The “Savannah’s Ladies Memorial Association” initiated and led the effort to create the monument. They raised funds from donors and used their strict rules against Northern material or labor to help garner enthusiasm from white Southerners who were eager to celebrate their rejection of Black suffrage and other laws that had been imposed upon the South following the Civil War. The monument was not allowed to be made from any northern materials, nor could it touch the ground of the north. Northern men were also not allowed to be in the process of making the monument. 

The original design for the monument consisted of two Victorian statues that represented judgment and silence. That design was not highly favored and the two sculptures representing silence and judgment were placed at other locations in Savannah. The statue representing silence is now at the Laurel Grove Cemetery in the section dedicated remember the soldiers from Savannah killed in Gettysburg.

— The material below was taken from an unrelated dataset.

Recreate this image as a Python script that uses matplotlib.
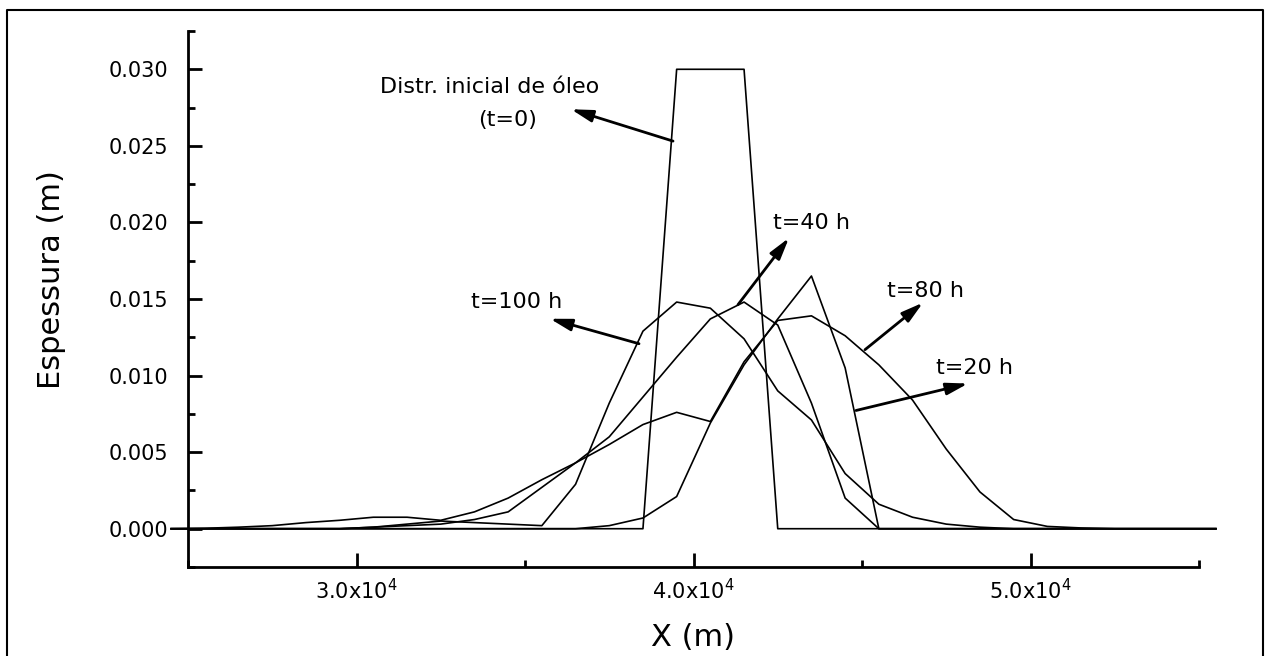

Judgment went to a different cemetery in Thomasville, Georgia.

Although the monument still carries a controversial message, the soldier continues to look towards his enemy and efforts to remove the sculpture from Forsyth Park has not received the kind of support that has occurred in other Southern cities that dedicated Confederate monuments in a spirit of defiance between the end of Reconstruction and the early 1900s. The park is full of beautiful monuments that pay tribute to more positive aspects of Southern history, including the generosity of many civic leaders. There are also monuments to local Marines who lost their lives in World War II and a monument honoring veterans of the Spanish-American War. The center of the park holds a fountain which has become one of the most popular places in the city for photographs. 

Frank Wheeler, ‘“Our Confederate dead,” the story behind Savannah’s Confederate Monument. Georgia Historical Quarterly, vol. 82, no. 2 (1998).